Honorific Prefix: | Sir |
Edward Rosling | |
Birth Date: | 4 December 1863 |
Birth Place: | Barnes, Surrey, England |
Death Place: | Weybridge, Surrey, England |
Nationality: | British |
Education: | Queenwood College |
Occupation: | Planter, politician |
Children: | seven |
Sir Edward Rosling (4 December 1863 - 19 January 1946) was a Ceylonese tea planter and politician.[1] [2]
Edward Rosling was born 4 December 1863 in Barnes, Surrey, England, the eldest son of Joseph Rosling (1830–1890), a timber merchant in Nutfield, and Julia Victoria née Black (1838–1927).[3] He had two half siblings: Mary (b.1858) and Katherine (b. 1859) from his father's first marriage and three sisters: Margaret (b. 1866), Ethel (b. 1869) and Josephine (b. 1872) and one brother, Percy (b. 1867).
Rosling was educated at Queenwood College, Hampshire. In 1886, at the age of 23, he travelled to Ceylon, where he was apprenticed as a "creeper" on a tea plantation in Ambagamuwa before going home to get married, returning in late 1888 to take up a position as a manager on a tea estate in Nanu Oya.[4] He worked as a tea planter for 27 years, serving as the chairman of the Anglo-Ceylon and General Estates Company Limited.[3] In 1899 he was elected as the inaugural president of the Hill Club in Nuwara Eliya. In 1900 he was elected as the chairman of the Planter's Association, serving for a year, and was re-elected as chairman between 1909 and 1911.[4] In November 1902 Rosling was appointed an unofficial member of the Legislative Council of Ceylon,[5] and a Justice of the Peace.[6] He served on the council for ten years until his retirement in 1913.[3] [4] His position on the council was subsequently filled by William Duff Gibbon.[7]
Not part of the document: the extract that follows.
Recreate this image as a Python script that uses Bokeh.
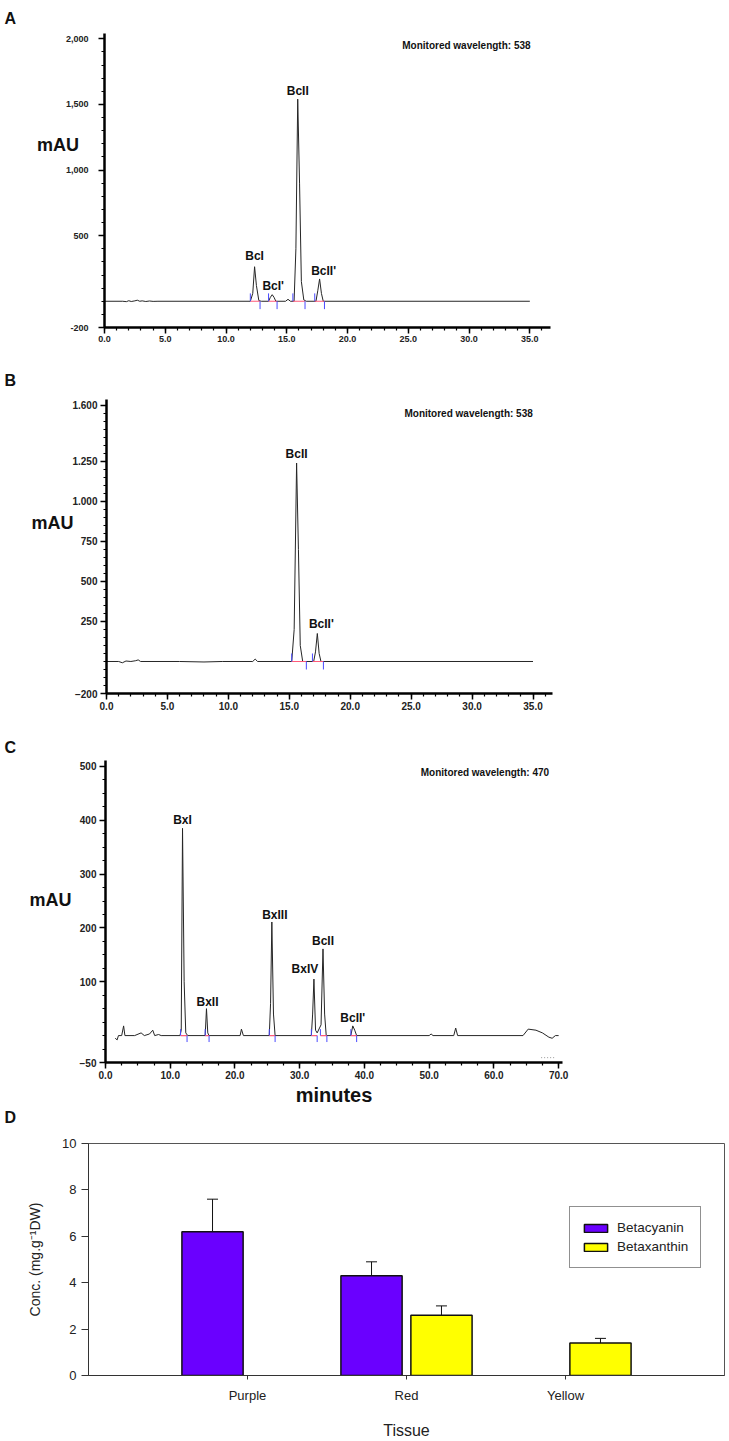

He married Isabella Graham White (1866-1958) on 28 June 1888 at Duncairn Church in Belfast, Ireland.[8] They had seven children: Josephine (b. 1890), Alfred (b. 1892), Edward (b. 1895), Isobel Phyllis (b. 1898), Percy Campbell (b. 1902), Edward (b. 1904) and Hugh Patrick (b. 1910).
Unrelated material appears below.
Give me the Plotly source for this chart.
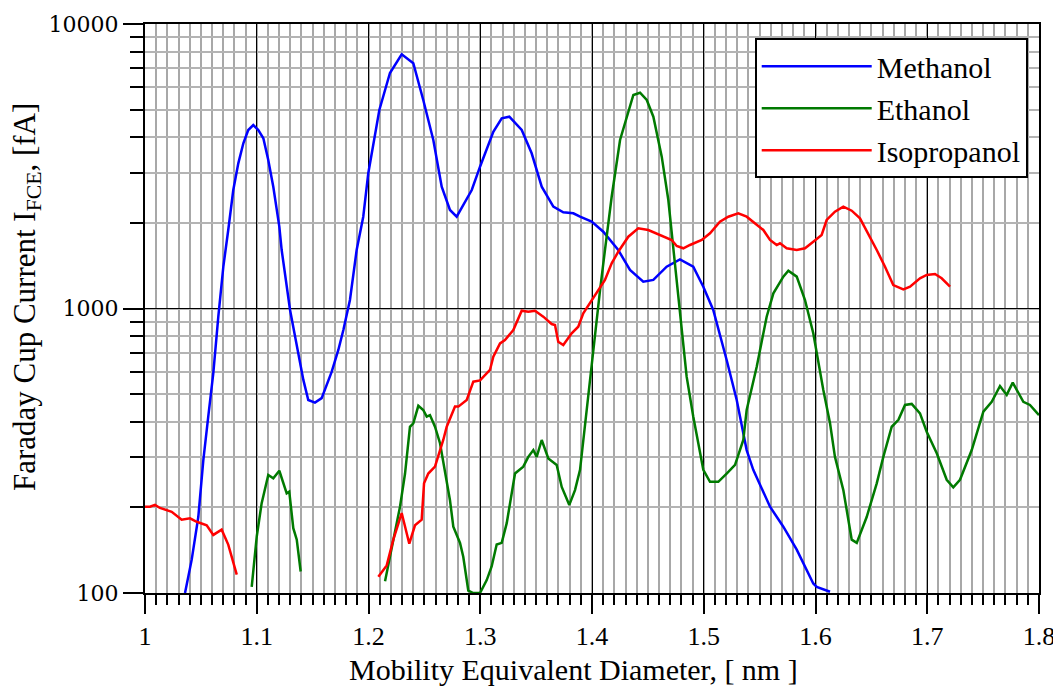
import plotly.graph_objects as go

# ---------------- data ----------------
methanol_x = [1.0358, 1.0418, 1.0477, 1.0522, 1.0566, 1.0611, 1.0656, 1.0701, 1.0745, 1.0790,
              1.0835, 1.0880, 1.0924, 1.0969, 1.1014, 1.1059, 1.1103, 1.1148, 1.1202, 1.1223,
              1.1298, 1.1358, 1.1417, 1.1461, 1.1521, 1.1581, 1.1671, 1.1730, 1.1775, 1.1834,
              1.1894, 1.1953, 1.1998, 1.2097, 1.2192, 1.2297, 1.2401, 1.2490, 1.2580, 1.2655,
              1.2729, 1.2789, 1.2924, 1.2998, 1.3117, 1.3192, 1.3260, 1.3371, 1.3460, 1.3550,
              1.3654, 1.3743, 1.3833, 1.3893, 1.3997, 1.4101, 1.4235, 1.4340, 1.4459, 1.4549,
              1.4668, 1.4787, 1.4906, 1.4996, 1.5085, 1.5205, 1.5295, 1.5384, 1.5443, 1.5593,
              1.5712, 1.5832, 1.5980, 1.6011, 1.6130]
methanol_y = [100, 131, 185, 293, 417, 592, 936, 1403, 1888, 2609,
              3238, 3808, 4241, 4416, 4241, 3965, 3327, 2680, 1939, 1605,
              988, 754, 561, 477, 467, 484, 600, 715, 840, 1071,
              1605, 2102, 2987, 4985, 6726, 7826, 7277, 5406, 3911, 2680,
              2220, 2102, 2609, 3151, 4182, 4662, 4723, 4241, 3512, 2680,
              2280, 2178, 2161, 2102, 2020, 1862, 1605, 1366, 1243, 1260,
              1403, 1489, 1403, 1193, 988, 659, 477, 318, 271, 201,
              171, 142, 108, 105, 101]

ethanol_x = [1.0955, 1.1000, 1.1044, 1.1103, 1.1148, 1.1202, 1.1268, 1.1291, 1.1327, 1.1358, 1.1393,
             None,
             1.2148, 1.2222, 1.2282, 1.2327, 1.2371, 1.2401, 1.2446, 1.2490, 1.2521, 1.2550,
             1.2595, 1.2640, 1.2685, 1.2729, 1.2759, 1.2819, 1.2848, 1.2893, 1.2938, 1.2998,
             1.3058, 1.3102, 1.3147, 1.3192, 1.3237, 1.3311, 1.3385, 1.3430, 1.3475, 1.3505,
             1.3550, 1.3609, 1.3684, 1.3729, 1.3797, 1.3848, 1.3893, 1.3922, 1.3997, 1.4072,
             1.4116, 1.4176, 1.4251, 1.4311, 1.4370, 1.4430, 1.4490, 1.4549, 1.4624, 1.4683,
             1.4728, 1.4787, 1.4847, 1.4906, 1.4966, 1.4996, 1.5056, 1.5130, 1.5205, 1.5280,
             1.5354, 1.5384, 1.5474, 1.5563, 1.5623, 1.5712, 1.5757, 1.5832, 1.5906, 1.5980,
             1.6070, 1.6130, 1.6174, 1.6249, 1.6324, 1.6369, 1.6458, 1.6548, 1.6607, 1.6682,
             1.6742, 1.6801, 1.6861, 1.6935, 1.6995, 1.7085, 1.7174, 1.7233, 1.7293, 1.7398,
             1.7502, 1.7577, 1.7651, 1.7711, 1.7765, 1.7860, 1.7919, 1.8000]
ethanol_y = [105, 158, 207, 260, 253, 269, 224, 227, 169, 154, 119,
             None,
             110, 154, 201, 263, 384, 395, 455, 440, 417, 422,
             384, 336, 263, 212, 171, 150, 134, 102, 100, 100,
             111, 124, 148, 150, 176, 263, 278, 301, 318, 301,
             345, 297, 282, 236, 204, 230, 271, 345, 624, 1161,
             1605, 2471, 3911, 4723, 5628, 5734, 5406, 4723, 3417, 2406,
             1605, 962, 576, 417, 318, 271, 246, 246, 263, 282,
             345, 440, 624, 936, 1131, 1294, 1358, 1294, 1071, 818,
             517, 395, 301, 230, 154, 150, 185, 243, 301, 384,
             406, 458, 462, 428, 369, 310, 250, 235, 250, 318,
             434, 470, 534, 497, 549, 470, 458, 422]

isopropanol_x = [1.0000, 1.0045, 1.0089, 1.0134, 1.0239, 1.0328, 1.0403, 1.0463, 1.0552, 1.0611,
                 1.0686, 1.0745, 1.0821,
                 None,
                 1.2088, 1.2163, 1.2222, 1.2297, 1.2365, 1.2416, 1.2476, 1.2497, 1.2535, 1.2595,
                 1.2669, 1.2700, 1.2774, 1.2804, 1.2879, 1.2938, 1.2998, 1.3087, 1.3117, 1.3177,
                 1.3221, 1.3296, 1.3371, 1.3430, 1.3490, 1.3564, 1.3639, 1.3669, 1.3698, 1.3743,
                 1.3818, 1.3877, 1.3922, 1.3997, 1.4056, 1.4116, 1.4176, 1.4235, 1.4325, 1.4414,
                 1.4504, 1.4579, 1.4638, 1.4713, 1.4758, 1.4817, 1.4877, 1.4982, 1.5056, 1.5145,
                 1.5220, 1.5309, 1.5384, 1.5474, 1.5533, 1.5593, 1.5653, 1.5682, 1.5742, 1.5832,
                 1.5906, 1.5980, 1.6055, 1.6100, 1.6174, 1.6249, 1.6324, 1.6398, 1.6472, 1.6548,
                 1.6622, 1.6696, 1.6786, 1.6846, 1.6935, 1.6995, 1.7069, 1.7129, 1.7204]
isopropanol_y = [201, 201, 204, 199, 193, 181, 183, 178, 173, 160,
                 167, 148, 116,
                 None,
                 114, 125, 154, 191, 149, 173, 181, 243, 263, 278,
                 345, 384, 452, 452, 477, 553, 559, 608, 677, 754,
                 775, 840, 982, 974, 982, 936, 882, 875, 764, 744,
                 818, 863, 962, 1071, 1161, 1260, 1441, 1583, 1788, 1914,
                 1888, 1838, 1788, 1741, 1658, 1628, 1672, 1741, 1838, 2020,
                 2102, 2161, 2102, 1966, 1888, 1741, 1672, 1695, 1628, 1605,
                 1628, 1717, 1813, 2047, 2189, 2280, 2207, 2075, 1838, 1605,
                 1403, 1209, 1168, 1193, 1277, 1312, 1322, 1277, 1193]

series_names = ["Methanol", "Ethanol", "Isopropanol"]
series_colors = ["#0000ff", "#007a00", "#ff0000"]

x_title = "Mobility Equivalent Diameter, [ nm ]"
y_title = "Faraday Cup Current I<sub>FCE</sub>, [fA]"
x_ticks = [1.0, 1.1, 1.2, 1.3, 1.4, 1.5, 1.6, 1.7, 1.8]
x_ticktext = ["1", "1.1", "1.2", "1.3", "1.4", "1.5", "1.6", "1.7", "1.8"]
y_ticks = [100, 1000, 10000]
y_ticktext = ["100", "1000", "10000"]

# ---------------- figure ----------------
fig = go.Figure()
for name, xs, ys, col in zip(series_names,
                             [methanol_x, ethanol_x, isopropanol_x],
                             [methanol_y, ethanol_y, isopropanol_y],
                             series_colors):
    fig.add_trace(go.Scatter(x=xs, y=ys, mode="lines", name=name,
                             line=dict(color=col, width=2.5),
                             connectgaps=False))

serif = "Liberation Serif, Times New Roman, serif"

# the page body adds an 8px margin, so the figure is 8px smaller on each leading edge
fig.update_layout(
    width=1053, height=681,
    margin=dict(l=137, r=22, t=16, b=96, autoexpand=False),
    paper_bgcolor="white", plot_bgcolor="white",
    font=dict(family=serif, color="black", size=26),
    showlegend=True,
    legend=dict(x=0.682, y=0.975, xanchor="left", yanchor="top",
                bgcolor="white", bordercolor="black", borderwidth=2,
                font=dict(family=serif, size=30, color="black"),
                itemwidth=110, tracegroupgap=0),
)

fig.update_xaxes(
    range=[1.0, 1.8], tickmode="array", tickvals=x_ticks, ticktext=x_ticktext,
    ticks="outside", ticklen=19, tickwidth=2, tickcolor="black",
    tickfont=dict(family=serif, size=26, color="black"),
    showgrid=True, gridcolor="black", gridwidth=1,
    showline=True, linecolor="black", linewidth=2, mirror=True,
    zeroline=False, automargin=False,
    minor=dict(dtick=0.01, tick0=1.0, ticks="outside", ticklen=10, tickwidth=2,
               tickcolor="black", showgrid=True, gridcolor="#a8a8a8", gridwidth=2),
)

fig.update_yaxes(
    type="log", range=[2, 4], tickmode="array", tickvals=y_ticks, ticktext=y_ticktext,
    ticks="outside", ticklen=20, tickwidth=2, tickcolor="black",
    tickfont=dict(family="DejaVu Serif", size=22, color="black"),
    showgrid=True, gridcolor="black", gridwidth=1,
    showline=True, linecolor="black", linewidth=2, mirror=True,
    zeroline=False, automargin=False,
    minor=dict(dtick="D1", ticks="outside", ticklen=13, tickwidth=2,
               tickcolor="black", showgrid=True, gridcolor="#b4b4b4", gridwidth=2),
)

fig.add_annotation(text=x_title, xref="paper", yref="paper", x=0.479, y=-0.135,
                   xanchor="center", yanchor="middle", showarrow=False, borderpad=0,
                   font=dict(family=serif, size=30, color="black"))
fig.add_annotation(text=y_title, xref="paper", yref="paper", x=-0.1320, y=0.52,
                   xanchor="center", yanchor="middle", showarrow=False, textangle=-90,
                   borderpad=0, font=dict(family=serif, size=31, color="black"))

fig.write_html("out.html")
Rosling was knighted in June 1913, for his services on the Legislative Council of Ceylon.[3] [9] Upon his retirement he returned to England becoming the chairman of the Ceylon Association in London between 1914 and 1915.[4]
He died 19 January 1946 in Weybridge, Surrey, England.[3] He is buried in the cemetery at St. Peter's church in Hersham, Surrey.